Non è una chiesa del centro storico di Roma se non continua ad avere opere dei grandi nomi. Ve ne citiamo alcuni: la cappella Fonseca è stata disegnata da Gian Lorenzo Bernini, come il busto marmoreo del Fonseca stesso.
Carlo Saraceni, tra i più illustri discepoli del Caravaggio, ha la firma dell’opera “San Carlo porta in processione il chiodo della croce” (1618).
Il celebre Simon Vouet – di maggior spicco tra il caravaggismo, che evolse in Francia mettendo anche un po’ di stile barocco – ha ben due tele: “La tentazione di San Francesco” e “La vestizione di San Francesco”.
Ovviamente i nomi non finiscono qui, potete ammirare molte altre opere andandoci.

Ma adesso la mia parte preferita: vedere chi vi è sepolto.
Troviamo tre pittori: l’italiano Pompeo Batoni, il francese Nicolas Poussin e il tedesco Adam Elsheimer. La tomba del primo fu fatta costruire per volontà di François-René de Chateaubriand, che la letteratura vuole come fondatore del romanticismo francese, ma che all’epoca a Roma aveva l’incarico di ambasciatore.
Ben quattro compositori: gli italiani Luca Marenzio, Bernardo Pasquini, il ceco Josef Mysliveček e il catalano Domingo Miguel Bernabé Terradellas.

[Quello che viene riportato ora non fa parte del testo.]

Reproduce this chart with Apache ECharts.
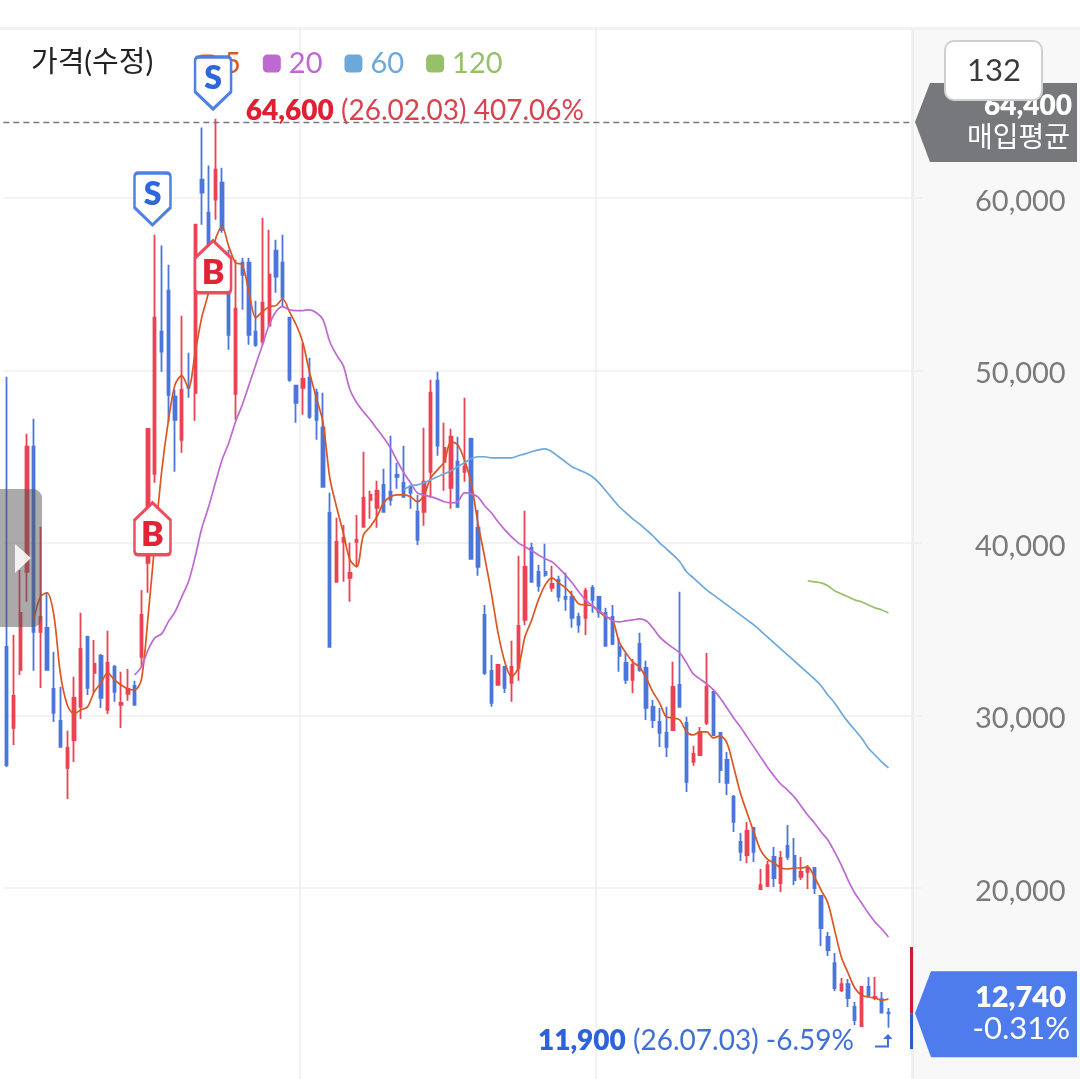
<!DOCTYPE html>
<html>
<head>
<meta charset="utf-8">
<style>html,body{margin:0;padding:0;background:#fff}#c{width:1080px;height:1079px}</style>
<script src="https://cdn.jsdelivr.net/npm/echarts@6/dist/echarts.min.js"></script>
</head>
<body>
<div id="c"></div>
<script>
const opens = [
33980,29280,32640,38330,45580,34850,35080,31540,29690,26960,
28580,30500,34560,32470,33460,30320,32820,30610,31250,31720,
33400,38850,44010,52250,54630,48480,45980,49060,48710,61060,
59150,59900,60890,54510,48650,56250,56250,52250,51670,52600,
56950,56250,53060,49120,49000,49580,48710,46680,41750,37750,
40070,37980,40070,40940,42500,42040,43370,42970,43950,43490,
43260,41810,41810,44130,49410,44710,43200,44710,44130,46040,
40880,35830,32590,31770,32820,31890,32760,35540,39720,38330,
38330,37400,37860,36880,36880,35720,35660,37400,36880,35950,
35720,33980,33050,32060,34150,32760,30500,29630,28990,29160,
31770,29570,27310,27710,29570,31370,28990,27420,25280,22670,
21910,23480,19940,20120,21800,20290,22440,21860,20640,20930,
21160,19540,17160,15650,14080,14430,13100,12000,14260,13620,
13560,12780];
const closes = [
27130,31140,35950,45580,34850,35720,32640,30150,28180,28120,
31020,33860,31600,32990,31020,33050,31370,30730,31540,30610,
35830,46620,53060,51090,48590,47140,48880,49000,58450,60310,
57290,61640,58160,52070,53580,55550,52070,51490,53930,55550,
55440,54220,49460,48130,49520,47320,47140,43260,33980,40070,
40300,38270,40180,42620,42790,43030,41810,42500,43840,42680,
42910,40180,43550,48710,45640,45520,46160,42100,44420,39080,
38620,32470,30730,32930,31600,32820,35200,38620,37750,37520,
38150,37630,36880,36760,35660,35250,37230,36700,36010,34040,
34150,33460,32060,32930,32640,30440,29740,28990,28180,31660,
30500,26150,27770,29050,31660,28870,26840,26090,23830,22090,
23310,22090,20170,21330,20580,21740,21800,20460,20930,21160,
20000,17680,16400,14200,14430,13620,12340,14260,13790,13680,
12780,12740];
const lows = [
27020,28290,32350,36590,32590,31600,32640,29630,28180,25160,
27310,29800,31190,31310,30440,30090,30790,29280,30850,30610,
32820,37110,43490,49930,47030,44130,45230,48420,47090,58450,
57000,58740,57990,51200,47140,53520,51490,51380,51490,52540,
54510,53700,49350,46970,47430,47200,45980,43260,33980,37750,
37750,36590,38620,40940,41400,40880,41750,42160,43140,42620,
41980,39890,41000,42620,45060,43030,41980,42100,43550,39080,
38100,32350,30500,31770,31310,30790,32010,35250,37690,37170,
38040,37170,36590,36070,35080,34790,34670,35950,35660,34040,
34090,32530,31830,31310,32530,29740,29280,28180,27600,29160,
30500,25570,27080,27660,29450,28820,26090,25390,23250,21570,
21450,21510,19940,20060,20060,19770,21620,20170,20460,19940,
19650,16640,16060,14030,13970,13100,12050,12000,13680,13500,
12750,11900];
const highs = [
49640,34670,38440,46330,47200,40940,37110,33690,31660,29110,
32240,35950,34620,34380,33570,34910,32930,32530,32700,32010,
37280,46620,57870,57240,56130,48880,53180,51030,58450,64080,
61880,64600,61760,57000,56420,56540,56540,54050,58860,58160,
57580,57870,53120,49120,51610,50740,48940,48710,42910,41460,
41050,40010,41630,45290,43030,43610,44300,46220,44650,45640,
43370,42790,46680,49460,49930,46970,46620,46160,48420,46100,
41920,36410,33510,32930,32880,34330,39260,41870,40010,38730,
39950,38680,38100,38270,37230,35950,37400,37570,36940,36240,
36410,34500,33630,33280,34790,33170,30900,30440,30500,33110,
37170,29920,28240,29340,33630,31430,29050,27890,25390,23190,
23830,23540,21100,21570,22380,22150,23650,22900,21800,21330,
21220,19590,17450,16230,14780,14720,13390,14260,14840,14840,
13970,13040];

const ma5Start = 4;
const ma5 = [
35540,36880,37110,35830,32350,30610,30090,30320,30500,31370,31890,32470,32060,31770,31540,31480,
32060,35720,40010,44070,47030,49170,49700,49000,51030,53120,54570,57580,58340,57180,56250,56130,
54510,53060,53410,53700,53760,54160,53410,52650,51610,49870,48420,46970,43780,42100,40590,39020,
38620,40470,40940,41520,42330,42680,42790,42790,42680,42390,42790,43780,44240,44710,45870,45690,
44820,43490,41170,39200,37110,34790,33110,32240,32760,34560,35540,36700,37570,37980,37690,37400,
36990,36470,36410,36360,36010,35720,35540,34270,33630,33110,32820,32180,31370,30730,29920,29860,
29740,29050,28870,29050,29050,28700,28820,28410,27020,25510,24350,23250,22200,21680,21450,21160,
21100,21160,21160,21220,20640,19880,19130,17560,16000,15070,14200,13790,13680,13620,13500,13560];

const ma20Start = 19;
const ma20 = [
32350,32820,33800,34500,34730,35430,36010,36880,37750,39200,40880,42100,43490,44820,45810,47030,
48010,49170,50330,51490,52650,53410,53700,53520,53470,53470,53520,53350,52940,51670,50910,50280,
48880,48130,47610,47140,46620,46100,45520,44770,44070,43490,42910,42790,42680,42560,42390,42330,
42390,42910,42850,42680,42160,41750,41230,40760,40360,40010,39780,39550,39310,39080,38910,38560,
38150,37690,37170,36700,36360,36070,35780,35490,35430,35490,35540,35600,35490,35080,34560,34210,
33920,33630,33050,32410,32120,31830,31480,31020,30440,29860,29340,28760,28180,27600,27020,26500,
26030,25680,25280,24760,24230,23770,23250,22780,22090,21330,20460,19710,19130,18550,18030,17620,17160];

const ma60Start = 59;
const ma60 = [
43080,43320,43370,43490,43660,43840,44010,44190,44420,44650,44880,45000,45000,44940,44940,44940,
44940,45060,45170,45290,45400,45460,45290,45000,44710,44420,44240,44070,43840,43490,43030,42560,
42100,41750,41400,41110,40760,40420,40010,39660,39310,38910,38330,37980,37630,37280,36990,36700,
36410,36120,35830,35540,35250,34910,34560,34210,33860,33510,33170,32820,32470,32120,31720,31190,
30730,30150,29630,29160,28700,28120,27710,27310,26960];

const ma120Start = 119;
const ma120 = [37810,37750,37690,37520,37230,37050,36880,36700,36590,36410,36240,36120,35950];

const yTicks = [20000,30000,40000,50000,60000];
const yMin = 8927, yMax = 69855;
const totalSlots = 135;
const timeSplits = [44,88];
const legendNames = ['5','20','60','120'];
const avgPrice = 64400;
const lastPrice = 12740;
const rangeHigh = 16580, rangeLow = 10660;
const highPoint = {i:31, v:64600, text:'64,600', rest:' (26.02.03) 407.06%'};
const lowPoint = {i:131, v:11900, text:'11,900', rest:' (26.07.03) -6.59%'};
const trades = [
  {t:'S', i:22, v:58380},
  {t:'B', i:22, v:42390},
  {t:'S', i:31, v:65100},
  {t:'B', i:31, v:57580}
];

const FONT = "Lato, 'Noto Sans CJK KR', sans-serif";
const RED='#EB4254', BLUE='#4B76DC';
const pad = (n,a)=>Array(n).fill(null).concat(a);
const categories = Array.from({length:totalSlots},(_,k)=>String(k));
const candles = opens.map((o,k)=>[o,closes[k],lows[k],highs[k]]);
const lineSeries=(name,data,color)=>({
  name,type:'line',data,showSymbol:false,symbol:'none',smooth:0.3,
  lineStyle:{color,width:1.7},itemStyle:{color},z:3,silent:true
});
const S_PATH='path://M4 0 H34 Q38 0 38 4 V36 L19 54 L0 36 V4 Q0 0 4 0 Z';
const B_PATH='path://M19 0 L38 18 V50 Q38 54 34 54 H4 Q0 54 0 50 V18 Z';
const tradePoints = trades.map(m=>{
  const sell=m.t==='S';
  const col=sell?'#4A7BE3':'#E9485A';
  return {
    coord:[m.i,m.v],symbol:sell?S_PATH:B_PATH,symbolSize:[36,52],
    symbolOffset:[-2.3,sell?-27:27],
    itemStyle:{color:'#fff',borderColor:col,borderWidth:3,opacity:0.96},
    label:{show:true,position:'inside',formatter:m.t,fontFamily:FONT,fontWeight:800,
      fontSize:sell?32:34,color:sell?'#2460DC':'#E01A30',offset:[0,sell?-4:6]}
  };
});
const priceLabel=(p,pos,dist,offset,col,dimCol)=>({
  coord:[p.i,p.v],symbol:'circle',symbolSize:1,itemStyle:{color:'transparent',opacity:1},
  label:{show:true,position:pos,distance:dist,offset,
    formatter:'{a|'+p.text+'}{b|'+p.rest+'}',
    rich:{a:{fontFamily:FONT,fontWeight:800,fontSize:28,color:col},
          b:{fontFamily:FONT,fontWeight:400,fontSize:28,color:dimCol}}}
});

const chart=echarts.init(document.getElementById('c'),null,{renderer:'canvas'});
chart.setOption({
  animation:false,
  backgroundColor:'#fff',
  grid:{left:3.35,top:28,width:908.65,height:1051,containLabel:false},
  legend:{
    data:legendNames,left:193,top:44,icon:'roundRect',itemWidth:18,itemHeight:18,itemGap:22,
    selectedMode:false,
    textStyle:{color:'inherit',fontFamily:FONT,fontSize:29,padding:[0,0,0,3]}
  },
  xAxis:{
    type:'category',data:categories,boundaryGap:true,
    axisLine:{show:false},axisTick:{show:false},axisLabel:{show:false},
    splitLine:{show:true,interval:(idx)=>timeSplits.includes(idx),lineStyle:{color:'#EFEFEF',width:1.5}}
  },
  yAxis:{
    type:'value',position:'right',min:yMin,max:yMax,scale:true,
    axisLine:{show:false},
    axisTick:{show:true,length:10,customValues:yTicks,lineStyle:{color:'#EFEFEF',width:1.5}},
    axisLabel:{show:true,customValues:yTicks,margin:63,
      formatter:v=>'{a|'+Number(v).toLocaleString('en-US')+'}',
      rich:{a:{color:'#7A7A7A',fontFamily:FONT,fontSize:29,padding:[7,0,0,0]}}},
    splitLine:{show:true,lineStyle:{color:'#EFEFEF',width:1.5}}
  },
  series:[
    {
      name:'가격(수정)',type:'candlestick',data:candles,barWidth:2.8,z:2,
      itemStyle:{color:RED,color0:BLUE,borderColor:RED,borderColor0:BLUE,borderWidth:1.8,borderColorDoji:RED},
      markLine:{
        silent:true,symbol:'none',label:{show:false},animation:false,
        lineStyle:{color:'#777',type:[6,4],width:1.3},
        data:[{yAxis:avgPrice}]
      },
      markPoint:{
        silent:true,animation:false,z:6,
        data:[
          ...tradePoints,
          priceLabel(highPoint,'right',30,[0,-8],'#E01F32','#D8434F'),
          priceLabel(lowPoint,'left',34,[0,13],'#2C62DA','#3F6FD8')
        ]
      }
    },
    lineSeries('5',pad(ma5Start,ma5),'#DB5620'),
    lineSeries('20',pad(ma20Start,ma20),'#BE68D2'),
    lineSeries('60',pad(ma60Start,ma60),'#6DA8DA'),
    lineSeries('120',pad(ma120Start,ma120),'#98BF6A')
  ]
});

const yPx=v=>chart.convertToPixel({yAxisIndex:0},v);
const yAvg=yPx(avgPrice), yLast=yPx(lastPrice), yHi=yPx(rangeHigh), yLo=yPx(rangeLow);
const txt=(x,y,text,size,color,align,weight)=>({
  type:'text',z:60,silent:true,
  style:{x,y,text,fontSize:size,fill:color,align:align||'right',verticalAlign:'middle',
    fontFamily:FONT,fontWeight:weight||400}
});
chart.setOption({graphic:{elements:[
  {type:'rect',z:-5,silent:true,shape:{x:913,y:28,width:167,height:1051},style:{fill:'#F8F8F8'}},
  {type:'rect',z:-4,silent:true,shape:{x:911.5,y:28,width:2.5,height:1051},style:{fill:'#EDEDED'}},
  {type:'rect',z:-4,silent:true,shape:{x:0,y:27,width:1080,height:3},style:{fill:'#F2F2F2'}},
  {type:'rect',z:40,silent:true,shape:{x:910,y:yHi,width:3,height:yLast-yHi},style:{fill:'#CF1B30'}},
  {type:'rect',z:40,silent:true,shape:{x:910,y:yLast,width:3,height:yLo-yLast},style:{fill:'#2F5CC6'}},
  {type:'polygon',z:50,silent:true,shape:{points:[[915,yAvg],[930,yAvg-39],[1077,yAvg-39],[1077,yAvg+40],[930,yAvg+40]]},style:{fill:'#77787B'}},
  txt(1072,yAvg-16,'64,400',28,'#fff','right',800),
  txt(1070,yAvg+16,'매입평균',28,'#fff','right',400),
  {type:'rect',z:70,silent:true,shape:{x:945,y:41,width:97,height:59,r:9},style:{fill:'#fff',stroke:'#CFCFCF',lineWidth:2}},
  {...txt(994,71,'132',31,'#3A3A3A','center',400),z:71},
  {type:'polygon',z:50,silent:true,shape:{points:[[915,yLast],[931,yLast-42],[1077,yLast-42],[1077,yLast+44],[931,yLast+44]]},style:{fill:'#4F7CEC'}},
  txt(1066,yLast-16,'12,740',29,'#fff','right',800),
  txt(1070,yLast+16,'-0.31%',31,'#fff','right',400),
  {type:'polyline',z:60,silent:true,shape:{points:[[875,1046.5],[888,1046.5],[888,1036]]},style:{stroke:'#3F6FD8',fill:'none',lineWidth:2}},
  {type:'polygon',z:60,silent:true,shape:{points:[[883,1039],[888,1034],[892.5,1039]]},style:{fill:'#3F6FD8'}},
  txt(31,63,'가격(수정)',29,'#222','left',400),
  {type:'rect',z:80,silent:true,shape:{x:-10,y:489,width:52,height:138,r:9},style:{fill:'rgba(85,85,85,0.5)'}},
  {type:'polygon',z:81,silent:true,shape:{points:[[15,544],[15,573],[31,558]]},style:{fill:'rgba(255,255,255,0.85)'}}
]}});
</script>
</body>
</html>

Gli archietetti Matteo e Clemente Lovatti, Raffaele Stern, l’archeologo e collezionista d’arte Carlo Fea, l’archiatra pontificio, chirurgo e archeologo Giuseppe De Matthaeis.
Non mancano, ovviamente, i cardinali titolari della chiesa (in ordine cronologico): Luigi Capponi, titolare dal 1629; Giuseppe Renato Imperiali, titolare dal 1727; Carlo Cremonesi, titolare dal 1935 e Pietro Ciriaci titolare dal 1964.

Se volete visitare questa incantevole basilica, vi basta scendere alla fermata della metro A Spagna e proseguire per circa sette minuti a piedi.